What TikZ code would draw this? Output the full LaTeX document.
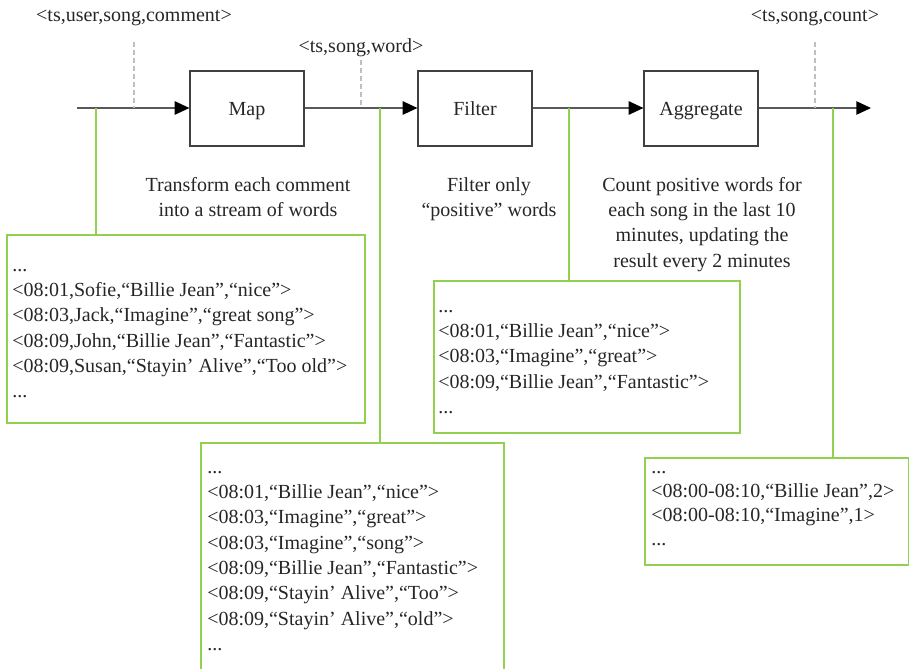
\documentclass[tikz,border=0pt]{standalone}
\usepackage{fontspec}
\setmainfont{Liberation Serif}
\usetikzlibrary{arrows.meta}
\definecolor{procgray}{HTML}{404040}
\definecolor{flowgray}{HTML}{595959}
\definecolor{dashgray}{HTML}{BFBFBF}
\definecolor{lgreen}{HTML}{92D050}
\begin{document}
\begin{tikzpicture}[x=0.75pt,y=-0.75pt,
  every node/.style={font=\fontsize{15}{19}\selectfont, inner sep=0pt, text=black!85},
  proc/.style={draw=procgray, line width=0.9pt, minimum width=85.5pt, minimum height=56.25pt},
  flow/.style={draw=flowgray, line width=1.1pt, -{Triangle[length=11pt,width=10pt,color=black]}},
  dashline/.style={draw=dashgray, line width=0.9pt, dash pattern=on 4pt off 2pt},
  gline/.style={draw=lgreen, line width=1.5pt},
  gbox/.style={draw=lgreen, line width=1.5pt, anchor=north west},
  lines/.style={anchor=base west},
  desc/.style={anchor=base},
]
\useasboundingbox (0,0) rectangle (909,668);
\clip (0,0) rectangle (909,668);

% process boxes
\node[proc] (map) at (247,108.5) {};
\node[anchor=base] (maplbl) at (map.center |- 0,115) {Map};
\node[proc] (filter) at (475,108.5) {};
\node[anchor=base] (filterlbl) at (filter.center |- 0,115) {Filter};
\node[proc] (agg) at (701,108.5) {};
\node[anchor=base] (agglbl) at (agg.center |- 0,115) {Aggregate};

% main flow
\coordinate (start) at (77,108);
\coordinate (finish) at (871,108);
\draw[flow] (start) -- (start -| map.west);
\draw[flow] (map.east |- start) -- (filter.west |- start);
\draw[flow] (filter.east |- start) -- (agg.west |- start);
\draw[flow] (agg.east |- start) -- (finish);

% stream schemas
\node[desc] (s1) at (134,21) {<ts,user,song,comment>};
\node[desc] (s2) at (361,52) {<ts,song,word>};
\node[desc] (s3) at (815,21) {<ts,song,count>};
\coordinate (d1) at (134,42);
\coordinate (d2) at (361,60);
\coordinate (d3) at (815,42);
\draw[dashline] (d1) -- (d1 |- start);
\draw[dashline] (d2) -- (d2 |- start);
\draw[dashline] (d3) -- (d3 |- start);

% descriptions
\node[desc] (desc1) at (248,191) {\begin{tabular}[t]{@{}c@{}}Transform each comment\\into a stream of words\end{tabular}};
\node[desc] (desc2) at (489,191) {\begin{tabular}[t]{@{}c@{}}Filter only\\“positive” words\end{tabular}};
\node[desc] (desc3) at (702,191) {\begin{tabular}[t]{@{}c@{}}Count positive words for\\each song in the last 10\\minutes, updating the\\result every 2 minutes\end{tabular}};

% example boxes
\node[gbox, minimum width=268.5pt, minimum height=141pt] (ex1) at (6,234) {};
\node[lines] (ex1t) at (12,271) {\begin{tabular}[t]{@{}l@{}}...\\<08:01,Sofie,“Billie Jean”,“nice”>\\<08:03,Jack,“Imagine”,“great song”>\\<08:09,John,“Billie Jean”,“Fantastic”>\\<08:09,Susan,“Stayin’ Alive”,“Too old”>\\...\end{tabular}};

\node[gbox, minimum width=227.25pt, minimum height=180pt] (ex2) at (200,442) {};
\node[lines] (ex2t) at (207,473) {\begin{tabular}[t]{@{}l@{}}...\\<08:01,“Billie Jean”,“nice”>\\<08:03,“Imagine”,“great”>\\<08:03,“Imagine”,“song”>\\<08:09,“Billie Jean”,“Fantastic”>\\<08:09,“Stayin’ Alive”,“Too”>\\<08:09,“Stayin’ Alive”,“old”>\\...\end{tabular}};

\node[gbox, minimum width=229.5pt, minimum height=114pt] (ex3) at (433,280) {};
\node[lines] (ex3t) at (438,312) {\begin{tabular}[t]{@{}l@{}}...\\<08:01,“Billie Jean”,“nice”>\\<08:03,“Imagine”,“great”>\\<08:09,“Billie Jean”,“Fantastic”>\\...\end{tabular}};

\node[gbox, minimum width=198pt, minimum height=80.25pt] (ex4) at (644,457) {};
\node[lines] (ex4t) at (651,473) {\renewcommand\arraystretch{0.95}\begin{tabular}[t]{@{}l@{}}...\\<08:00-08:10,“Billie Jean”,2>\\<08:00-08:10,“Imagine”,1>\\...\end{tabular}};

% green taps
\coordinate (g1) at (96,108);
\coordinate (g2) at (380,108);
\coordinate (g3) at (569,108);
\coordinate (g4) at (833,108);
\draw[gline] (g1) -- (g1 |- ex1.north);
\draw[gline] (g2) -- (g2 |- ex2.north);
\draw[gline] (g3) -- (g3 |- ex3.north);
\draw[gline] (g4) -- (g4 |- ex4.north);
\end{tikzpicture}
\end{document}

Set problem
Repeat the listing above up to and including the line with "(agglbl) at (agg.center", starting from its first line. Drop any pictures.

Task answer
What TikZ code would draw this? Output the full LaTeX document.
\documentclass[tikz,border=0pt]{standalone}
\usepackage{fontspec}
\setmainfont{Liberation Serif}
\usetikzlibrary{arrows.meta}
\definecolor{procgray}{HTML}{404040}
\definecolor{flowgray}{HTML}{595959}
\definecolor{dashgray}{HTML}{BFBFBF}
\definecolor{lgreen}{HTML}{92D050}
\begin{document}
\begin{tikzpicture}[x=0.75pt,y=-0.75pt,
  every node/.style={font=\fontsize{15}{19}\selectfont, inner sep=0pt, text=black!85},
  proc/.style={draw=procgray, line width=0.9pt, minimum width=85.5pt, minimum height=56.25pt},
  flow/.style={draw=flowgray, line width=1.1pt, -{Triangle[length=11pt,width=10pt,color=black]}},
  dashline/.style={draw=dashgray, line width=0.9pt, dash pattern=on 4pt off 2pt},
  gline/.style={draw=lgreen, line width=1.5pt},
  gbox/.style={draw=lgreen, line width=1.5pt, anchor=north west},
  lines/.style={anchor=base west},
  desc/.style={anchor=base},
]
\useasboundingbox (0,0) rectangle (909,668);
\clip (0,0) rectangle (909,668);

% process boxes
\node[proc] (map) at (247,108.5) {};
\node[anchor=base] (maplbl) at (map.center |- 0,115) {Map};
\node[proc] (filter) at (475,108.5) {};
\node[anchor=base] (filterlbl) at (filter.center |- 0,115) {Filter};
\node[proc] (agg) at (701,108.5) {};
\node[anchor=base] (agglbl) at (agg.center |- 0,115) {Aggregate};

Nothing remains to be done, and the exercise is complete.